--- START OF COLLECTED MATERIAL ---
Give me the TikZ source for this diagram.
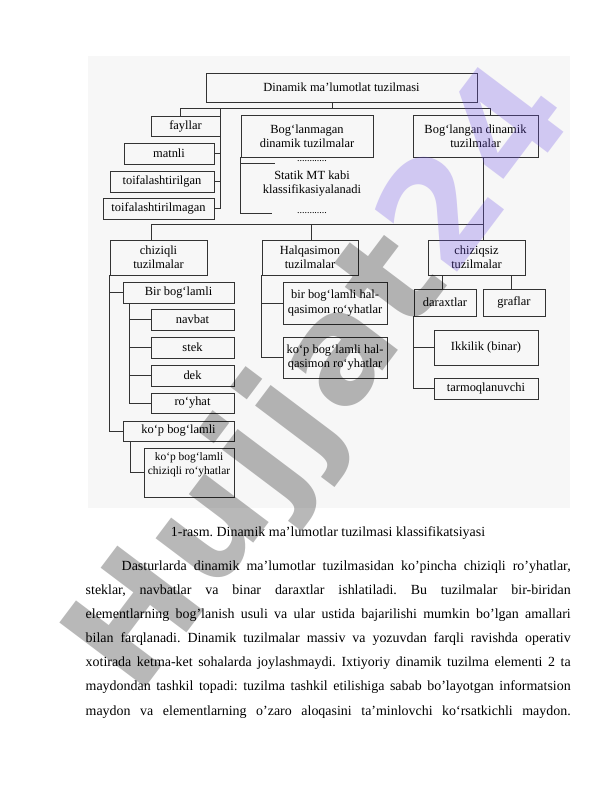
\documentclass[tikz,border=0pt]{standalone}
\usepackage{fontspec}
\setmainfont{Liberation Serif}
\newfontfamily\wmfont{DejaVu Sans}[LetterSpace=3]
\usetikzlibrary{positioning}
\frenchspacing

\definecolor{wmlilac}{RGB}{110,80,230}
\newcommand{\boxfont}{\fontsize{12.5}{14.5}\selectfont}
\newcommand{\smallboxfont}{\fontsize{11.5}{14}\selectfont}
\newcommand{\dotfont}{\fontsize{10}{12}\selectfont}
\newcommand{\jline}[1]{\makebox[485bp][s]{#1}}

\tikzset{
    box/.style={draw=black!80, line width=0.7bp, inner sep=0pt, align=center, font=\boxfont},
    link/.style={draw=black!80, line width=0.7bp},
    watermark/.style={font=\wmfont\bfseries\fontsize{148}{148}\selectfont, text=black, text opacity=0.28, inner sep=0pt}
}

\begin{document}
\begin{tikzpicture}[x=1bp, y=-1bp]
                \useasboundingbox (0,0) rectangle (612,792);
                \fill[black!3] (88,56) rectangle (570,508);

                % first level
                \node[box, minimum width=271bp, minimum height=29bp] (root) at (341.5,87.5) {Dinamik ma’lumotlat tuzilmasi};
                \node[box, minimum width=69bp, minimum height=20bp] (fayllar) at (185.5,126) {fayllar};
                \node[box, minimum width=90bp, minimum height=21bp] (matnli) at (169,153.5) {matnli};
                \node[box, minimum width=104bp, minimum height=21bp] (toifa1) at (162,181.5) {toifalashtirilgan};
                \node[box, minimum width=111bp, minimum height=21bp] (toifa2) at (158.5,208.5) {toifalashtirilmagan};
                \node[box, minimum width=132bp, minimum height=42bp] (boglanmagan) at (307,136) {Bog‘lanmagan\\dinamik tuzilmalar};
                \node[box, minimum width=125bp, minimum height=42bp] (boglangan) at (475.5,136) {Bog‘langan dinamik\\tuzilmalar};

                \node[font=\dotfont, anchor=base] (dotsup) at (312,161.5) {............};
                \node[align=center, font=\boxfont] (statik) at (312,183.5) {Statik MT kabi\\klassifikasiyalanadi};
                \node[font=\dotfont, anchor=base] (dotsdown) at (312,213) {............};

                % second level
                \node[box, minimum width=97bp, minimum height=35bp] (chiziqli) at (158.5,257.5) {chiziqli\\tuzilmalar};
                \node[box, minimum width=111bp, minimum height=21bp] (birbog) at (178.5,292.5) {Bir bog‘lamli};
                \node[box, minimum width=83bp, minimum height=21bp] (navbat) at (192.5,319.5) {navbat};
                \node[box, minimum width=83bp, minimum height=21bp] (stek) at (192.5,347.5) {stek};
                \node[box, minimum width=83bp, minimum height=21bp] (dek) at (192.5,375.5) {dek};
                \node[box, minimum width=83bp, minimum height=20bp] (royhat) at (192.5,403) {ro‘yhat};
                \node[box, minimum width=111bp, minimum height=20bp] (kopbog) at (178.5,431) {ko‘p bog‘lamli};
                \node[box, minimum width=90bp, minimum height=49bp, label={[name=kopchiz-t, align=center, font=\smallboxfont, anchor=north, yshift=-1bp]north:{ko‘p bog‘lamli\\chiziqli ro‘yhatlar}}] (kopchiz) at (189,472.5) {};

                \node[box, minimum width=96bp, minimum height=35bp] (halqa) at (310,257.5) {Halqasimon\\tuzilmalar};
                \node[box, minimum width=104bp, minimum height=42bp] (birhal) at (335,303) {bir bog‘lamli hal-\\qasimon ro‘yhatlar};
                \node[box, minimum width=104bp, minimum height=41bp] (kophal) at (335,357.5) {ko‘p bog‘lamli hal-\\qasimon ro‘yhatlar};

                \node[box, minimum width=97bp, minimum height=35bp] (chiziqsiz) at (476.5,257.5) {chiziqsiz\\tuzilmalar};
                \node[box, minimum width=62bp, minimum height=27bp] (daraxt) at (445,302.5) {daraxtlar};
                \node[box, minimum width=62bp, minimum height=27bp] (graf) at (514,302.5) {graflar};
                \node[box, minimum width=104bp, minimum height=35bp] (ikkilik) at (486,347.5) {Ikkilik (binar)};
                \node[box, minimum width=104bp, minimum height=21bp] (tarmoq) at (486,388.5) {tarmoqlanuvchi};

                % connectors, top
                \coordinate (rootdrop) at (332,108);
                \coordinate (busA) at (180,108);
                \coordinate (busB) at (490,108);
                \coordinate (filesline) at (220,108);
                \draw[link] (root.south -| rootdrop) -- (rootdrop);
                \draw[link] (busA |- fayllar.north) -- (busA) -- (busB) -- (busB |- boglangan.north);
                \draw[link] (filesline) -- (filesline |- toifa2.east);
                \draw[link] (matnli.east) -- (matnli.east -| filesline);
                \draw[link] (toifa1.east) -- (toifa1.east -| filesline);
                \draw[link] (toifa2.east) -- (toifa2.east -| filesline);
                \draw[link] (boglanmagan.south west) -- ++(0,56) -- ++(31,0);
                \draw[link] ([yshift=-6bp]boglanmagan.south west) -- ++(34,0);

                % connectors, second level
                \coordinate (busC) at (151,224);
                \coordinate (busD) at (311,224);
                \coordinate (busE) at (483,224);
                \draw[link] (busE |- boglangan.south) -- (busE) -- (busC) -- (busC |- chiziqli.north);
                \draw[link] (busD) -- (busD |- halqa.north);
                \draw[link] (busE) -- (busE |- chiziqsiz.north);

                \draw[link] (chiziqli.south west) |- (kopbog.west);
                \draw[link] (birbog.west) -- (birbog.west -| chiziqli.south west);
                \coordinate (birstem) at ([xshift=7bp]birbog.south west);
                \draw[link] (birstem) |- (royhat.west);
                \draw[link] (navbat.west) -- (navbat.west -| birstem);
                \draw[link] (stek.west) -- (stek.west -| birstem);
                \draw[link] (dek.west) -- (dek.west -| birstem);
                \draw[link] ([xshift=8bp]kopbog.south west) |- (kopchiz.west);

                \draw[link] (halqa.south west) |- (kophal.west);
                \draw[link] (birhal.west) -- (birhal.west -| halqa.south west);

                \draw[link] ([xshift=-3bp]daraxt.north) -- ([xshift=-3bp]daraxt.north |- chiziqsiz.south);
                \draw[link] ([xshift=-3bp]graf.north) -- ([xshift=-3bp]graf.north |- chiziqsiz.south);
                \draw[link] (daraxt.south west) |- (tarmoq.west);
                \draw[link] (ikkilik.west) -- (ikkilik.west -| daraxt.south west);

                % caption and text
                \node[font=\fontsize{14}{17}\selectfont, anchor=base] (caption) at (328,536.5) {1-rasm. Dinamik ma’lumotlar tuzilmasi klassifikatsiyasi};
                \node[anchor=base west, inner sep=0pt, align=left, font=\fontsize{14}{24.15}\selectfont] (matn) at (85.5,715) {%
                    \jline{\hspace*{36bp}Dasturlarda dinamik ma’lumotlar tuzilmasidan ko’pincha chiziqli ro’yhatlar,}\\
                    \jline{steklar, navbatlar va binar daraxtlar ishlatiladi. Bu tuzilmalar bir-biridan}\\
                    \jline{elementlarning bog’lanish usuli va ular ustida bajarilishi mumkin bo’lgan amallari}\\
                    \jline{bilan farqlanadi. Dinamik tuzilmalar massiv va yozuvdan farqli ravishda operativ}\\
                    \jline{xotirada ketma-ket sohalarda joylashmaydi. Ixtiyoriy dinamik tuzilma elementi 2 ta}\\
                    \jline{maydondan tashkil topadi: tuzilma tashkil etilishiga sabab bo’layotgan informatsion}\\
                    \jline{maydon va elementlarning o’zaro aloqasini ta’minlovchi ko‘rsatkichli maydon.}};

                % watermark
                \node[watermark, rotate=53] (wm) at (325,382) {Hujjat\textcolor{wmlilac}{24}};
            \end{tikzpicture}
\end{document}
--- END OF COLLECTED MATERIAL ---
Return, unchanged, the lines from the first line of the material through the line that holds "(88,56) rectangle (570,508);", inclusive, omitting pictures.

TASK ANSWER »
Give me the TikZ source for this diagram.
\documentclass[tikz,border=0pt]{standalone}
\usepackage{fontspec}
\setmainfont{Liberation Serif}
\newfontfamily\wmfont{DejaVu Sans}[LetterSpace=3]
\usetikzlibrary{positioning}
\frenchspacing

\definecolor{wmlilac}{RGB}{110,80,230}
\newcommand{\boxfont}{\fontsize{12.5}{14.5}\selectfont}
\newcommand{\smallboxfont}{\fontsize{11.5}{14}\selectfont}
\newcommand{\dotfont}{\fontsize{10}{12}\selectfont}
\newcommand{\jline}[1]{\makebox[485bp][s]{#1}}

\tikzset{
    box/.style={draw=black!80, line width=0.7bp, inner sep=0pt, align=center, font=\boxfont},
    link/.style={draw=black!80, line width=0.7bp},
    watermark/.style={font=\wmfont\bfseries\fontsize{148}{148}\selectfont, text=black, text opacity=0.28, inner sep=0pt}
}

\begin{document}
\begin{tikzpicture}[x=1bp, y=-1bp]
                \useasboundingbox (0,0) rectangle (612,792);
                \fill[black!3] (88,56) rectangle (570,508);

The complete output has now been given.